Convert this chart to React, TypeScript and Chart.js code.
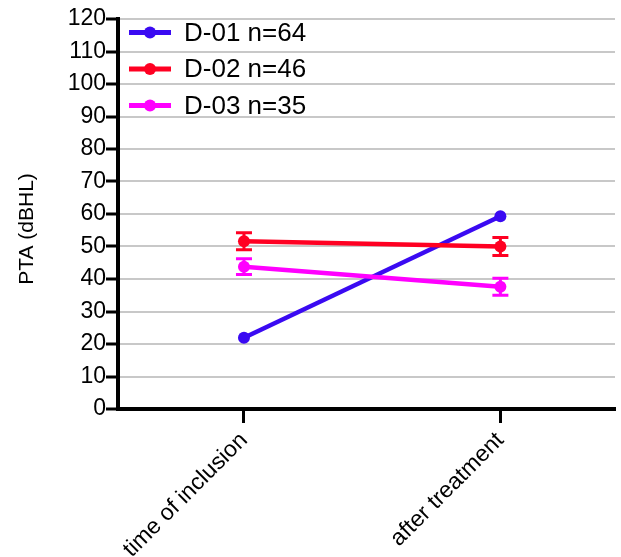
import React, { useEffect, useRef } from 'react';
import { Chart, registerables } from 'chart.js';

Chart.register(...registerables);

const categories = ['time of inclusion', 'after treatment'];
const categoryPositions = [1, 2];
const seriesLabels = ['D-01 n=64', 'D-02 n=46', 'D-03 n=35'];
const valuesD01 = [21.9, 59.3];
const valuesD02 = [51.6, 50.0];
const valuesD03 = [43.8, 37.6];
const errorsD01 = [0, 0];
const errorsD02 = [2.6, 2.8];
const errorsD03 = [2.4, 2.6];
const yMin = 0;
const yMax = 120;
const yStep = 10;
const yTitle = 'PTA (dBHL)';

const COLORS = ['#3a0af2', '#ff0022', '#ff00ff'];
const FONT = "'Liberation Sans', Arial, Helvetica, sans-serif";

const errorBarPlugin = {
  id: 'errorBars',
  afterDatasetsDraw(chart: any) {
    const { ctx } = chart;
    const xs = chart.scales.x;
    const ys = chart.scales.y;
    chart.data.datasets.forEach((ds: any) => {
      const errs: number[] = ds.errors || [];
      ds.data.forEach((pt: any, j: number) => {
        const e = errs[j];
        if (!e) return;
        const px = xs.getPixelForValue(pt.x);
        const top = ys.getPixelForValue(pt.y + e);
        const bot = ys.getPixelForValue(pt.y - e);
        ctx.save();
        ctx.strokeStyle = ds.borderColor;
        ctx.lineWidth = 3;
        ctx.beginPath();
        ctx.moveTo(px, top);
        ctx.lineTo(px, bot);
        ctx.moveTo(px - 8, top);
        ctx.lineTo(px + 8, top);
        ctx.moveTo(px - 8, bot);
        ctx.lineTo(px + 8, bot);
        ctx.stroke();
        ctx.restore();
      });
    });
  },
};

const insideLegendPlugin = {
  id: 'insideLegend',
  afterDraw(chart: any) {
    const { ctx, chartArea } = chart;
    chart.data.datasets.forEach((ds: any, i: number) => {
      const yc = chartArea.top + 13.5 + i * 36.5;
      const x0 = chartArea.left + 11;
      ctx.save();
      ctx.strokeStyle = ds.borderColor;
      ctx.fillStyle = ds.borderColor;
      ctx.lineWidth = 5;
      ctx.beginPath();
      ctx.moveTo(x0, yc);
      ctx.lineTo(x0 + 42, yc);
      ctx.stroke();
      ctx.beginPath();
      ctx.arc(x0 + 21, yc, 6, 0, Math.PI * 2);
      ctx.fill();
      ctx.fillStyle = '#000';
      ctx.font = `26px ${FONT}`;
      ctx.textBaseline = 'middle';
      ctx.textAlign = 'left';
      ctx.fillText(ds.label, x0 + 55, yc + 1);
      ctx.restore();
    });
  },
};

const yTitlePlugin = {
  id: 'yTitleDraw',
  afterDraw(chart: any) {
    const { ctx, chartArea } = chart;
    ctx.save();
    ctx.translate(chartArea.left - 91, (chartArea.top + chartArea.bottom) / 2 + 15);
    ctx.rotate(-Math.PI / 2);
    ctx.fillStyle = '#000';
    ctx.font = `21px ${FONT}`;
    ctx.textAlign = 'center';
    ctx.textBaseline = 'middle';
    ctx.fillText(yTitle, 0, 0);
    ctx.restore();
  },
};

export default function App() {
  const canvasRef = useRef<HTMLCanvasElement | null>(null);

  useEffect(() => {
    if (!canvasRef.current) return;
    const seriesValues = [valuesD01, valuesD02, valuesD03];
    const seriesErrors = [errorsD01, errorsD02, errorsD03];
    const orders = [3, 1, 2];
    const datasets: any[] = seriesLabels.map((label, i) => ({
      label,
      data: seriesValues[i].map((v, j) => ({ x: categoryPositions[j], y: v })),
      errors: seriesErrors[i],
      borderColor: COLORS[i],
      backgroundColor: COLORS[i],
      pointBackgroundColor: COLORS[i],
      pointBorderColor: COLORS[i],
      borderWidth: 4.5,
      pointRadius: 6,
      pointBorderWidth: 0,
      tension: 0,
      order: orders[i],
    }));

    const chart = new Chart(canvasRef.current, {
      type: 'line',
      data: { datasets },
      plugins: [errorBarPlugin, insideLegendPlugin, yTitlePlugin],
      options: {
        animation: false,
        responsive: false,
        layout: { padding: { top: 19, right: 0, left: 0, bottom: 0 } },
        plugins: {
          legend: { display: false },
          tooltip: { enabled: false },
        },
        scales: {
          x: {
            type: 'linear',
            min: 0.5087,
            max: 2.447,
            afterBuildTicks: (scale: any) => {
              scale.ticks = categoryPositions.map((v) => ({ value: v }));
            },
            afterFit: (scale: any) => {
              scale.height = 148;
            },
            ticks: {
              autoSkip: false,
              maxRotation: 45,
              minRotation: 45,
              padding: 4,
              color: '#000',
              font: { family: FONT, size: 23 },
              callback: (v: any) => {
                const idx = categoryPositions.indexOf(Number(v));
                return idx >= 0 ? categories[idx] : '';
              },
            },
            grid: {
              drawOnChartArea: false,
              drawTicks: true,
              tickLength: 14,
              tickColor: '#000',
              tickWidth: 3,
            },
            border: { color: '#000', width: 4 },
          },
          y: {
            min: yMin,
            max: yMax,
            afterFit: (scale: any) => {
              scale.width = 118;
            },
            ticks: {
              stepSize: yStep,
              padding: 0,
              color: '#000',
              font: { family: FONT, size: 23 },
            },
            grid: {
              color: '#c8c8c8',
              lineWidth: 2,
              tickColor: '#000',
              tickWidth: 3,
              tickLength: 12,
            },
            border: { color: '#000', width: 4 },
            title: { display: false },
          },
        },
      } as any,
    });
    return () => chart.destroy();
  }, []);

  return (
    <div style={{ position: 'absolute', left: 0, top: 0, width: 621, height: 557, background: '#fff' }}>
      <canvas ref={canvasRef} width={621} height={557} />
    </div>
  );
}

● **Instructions for the task**
Output an exact copy of the material, with the pictures removed.

● **Correct answer**
Convert this chart to React, TypeScript and Chart.js code.
import React, { useEffect, useRef } from 'react';
import { Chart, registerables } from 'chart.js';

Chart.register(...registerables);

const categories = ['time of inclusion', 'after treatment'];
const categoryPositions = [1, 2];
const seriesLabels = ['D-01 n=64', 'D-02 n=46', 'D-03 n=35'];
const valuesD01 = [21.9, 59.3];
const valuesD02 = [51.6, 50.0];
const valuesD03 = [43.8, 37.6];
const errorsD01 = [0, 0];
const errorsD02 = [2.6, 2.8];
const errorsD03 = [2.4, 2.6];
const yMin = 0;
const yMax = 120;
const yStep = 10;
const yTitle = 'PTA (dBHL)';

const COLORS = ['#3a0af2', '#ff0022', '#ff00ff'];
const FONT = "'Liberation Sans', Arial, Helvetica, sans-serif";

const errorBarPlugin = {
  id: 'errorBars',
  afterDatasetsDraw(chart: any) {
    const { ctx } = chart;
    const xs = chart.scales.x;
    const ys = chart.scales.y;
    chart.data.datasets.forEach((ds: any) => {
      const errs: number[] = ds.errors || [];
      ds.data.forEach((pt: any, j: number) => {
        const e = errs[j];
        if (!e) return;
        const px = xs.getPixelForValue(pt.x);
        const top = ys.getPixelForValue(pt.y + e);
        const bot = ys.getPixelForValue(pt.y - e);
        ctx.save();
        ctx.strokeStyle = ds.borderColor;
        ctx.lineWidth = 3;
        ctx.beginPath();
        ctx.moveTo(px, top);
        ctx.lineTo(px, bot);
        ctx.moveTo(px - 8, top);
        ctx.lineTo(px + 8, top);
        ctx.moveTo(px - 8, bot);
        ctx.lineTo(px + 8, bot);
        ctx.stroke();
        ctx.restore();
      });
    });
  },
};

const insideLegendPlugin = {
  id: 'insideLegend',
  afterDraw(chart: any) {
    const { ctx, chartArea } = chart;
    chart.data.datasets.forEach((ds: any, i: number) => {
      const yc = chartArea.top + 13.5 + i * 36.5;
      const x0 = chartArea.left + 11;
      ctx.save();
      ctx.strokeStyle = ds.borderColor;
      ctx.fillStyle = ds.borderColor;
      ctx.lineWidth = 5;
      ctx.beginPath();
      ctx.moveTo(x0, yc);
      ctx.lineTo(x0 + 42, yc);
      ctx.stroke();
      ctx.beginPath();
      ctx.arc(x0 + 21, yc, 6, 0, Math.PI * 2);
      ctx.fill();
      ctx.fillStyle = '#000';
      ctx.font = `26px ${FONT}`;
      ctx.textBaseline = 'middle';
      ctx.textAlign = 'left';
      ctx.fillText(ds.label, x0 + 55, yc + 1);
      ctx.restore();
    });
  },
};

const yTitlePlugin = {
  id: 'yTitleDraw',
  afterDraw(chart: any) {
    const { ctx, chartArea } = chart;
    ctx.save();
    ctx.translate(chartArea.left - 91, (chartArea.top + chartArea.bottom) / 2 + 15);
    ctx.rotate(-Math.PI / 2);
    ctx.fillStyle = '#000';
    ctx.font = `21px ${FONT}`;
    ctx.textAlign = 'center';
    ctx.textBaseline = 'middle';
    ctx.fillText(yTitle, 0, 0);
    ctx.restore();
  },
};

export default function App() {
  const canvasRef = useRef<HTMLCanvasElement | null>(null);

  useEffect(() => {
    if (!canvasRef.current) return;
    const seriesValues = [valuesD01, valuesD02, valuesD03];
    const seriesErrors = [errorsD01, errorsD02, errorsD03];
    const orders = [3, 1, 2];
    const datasets: any[] = seriesLabels.map((label, i) => ({
      label,
      data: seriesValues[i].map((v, j) => ({ x: categoryPositions[j], y: v })),
      errors: seriesErrors[i],
      borderColor: COLORS[i],
      backgroundColor: COLORS[i],
      pointBackgroundColor: COLORS[i],
      pointBorderColor: COLORS[i],
      borderWidth: 4.5,
      pointRadius: 6,
      pointBorderWidth: 0,
      tension: 0,
      order: orders[i],
    }));

    const chart = new Chart(canvasRef.current, {
      type: 'line',
      data: { datasets },
      plugins: [errorBarPlugin, insideLegendPlugin, yTitlePlugin],
      options: {
        animation: false,
        responsive: false,
        layout: { padding: { top: 19, right: 0, left: 0, bottom: 0 } },
        plugins: {
          legend: { display: false },
          tooltip: { enabled: false },
        },
        scales: {
          x: {
            type: 'linear',
            min: 0.5087,
            max: 2.447,
            afterBuildTicks: (scale: any) => {
              scale.ticks = categoryPositions.map((v) => ({ value: v }));
            },
            afterFit: (scale: any) => {
              scale.height = 148;
            },
            ticks: {
              autoSkip: false,
              maxRotation: 45,
              minRotation: 45,
              padding: 4,
              color: '#000',
              font: { family: FONT, size: 23 },
              callback: (v: any) => {
                const idx = categoryPositions.indexOf(Number(v));
                return idx >= 0 ? categories[idx] : '';
              },
            },
            grid: {
              drawOnChartArea: false,
              drawTicks: true,
              tickLength: 14,
              tickColor: '#000',
              tickWidth: 3,
            },
            border: { color: '#000', width: 4 },
          },
          y: {
            min: yMin,
            max: yMax,
            afterFit: (scale: any) => {
              scale.width = 118;
            },
            ticks: {
              stepSize: yStep,
              padding: 0,
              color: '#000',
              font: { family: FONT, size: 23 },
            },
            grid: {
              color: '#c8c8c8',
              lineWidth: 2,
              tickColor: '#000',
              tickWidth: 3,
              tickLength: 12,
            },
            border: { color: '#000', width: 4 },
            title: { display: false },
          },
        },
      } as any,
    });
    return () => chart.destroy();
  }, []);

  return (
    <div style={{ position: 'absolute', left: 0, top: 0, width: 621, height: 557, background: '#fff' }}>
      <canvas ref={canvasRef} width={621} height={557} />
    </div>
  );
}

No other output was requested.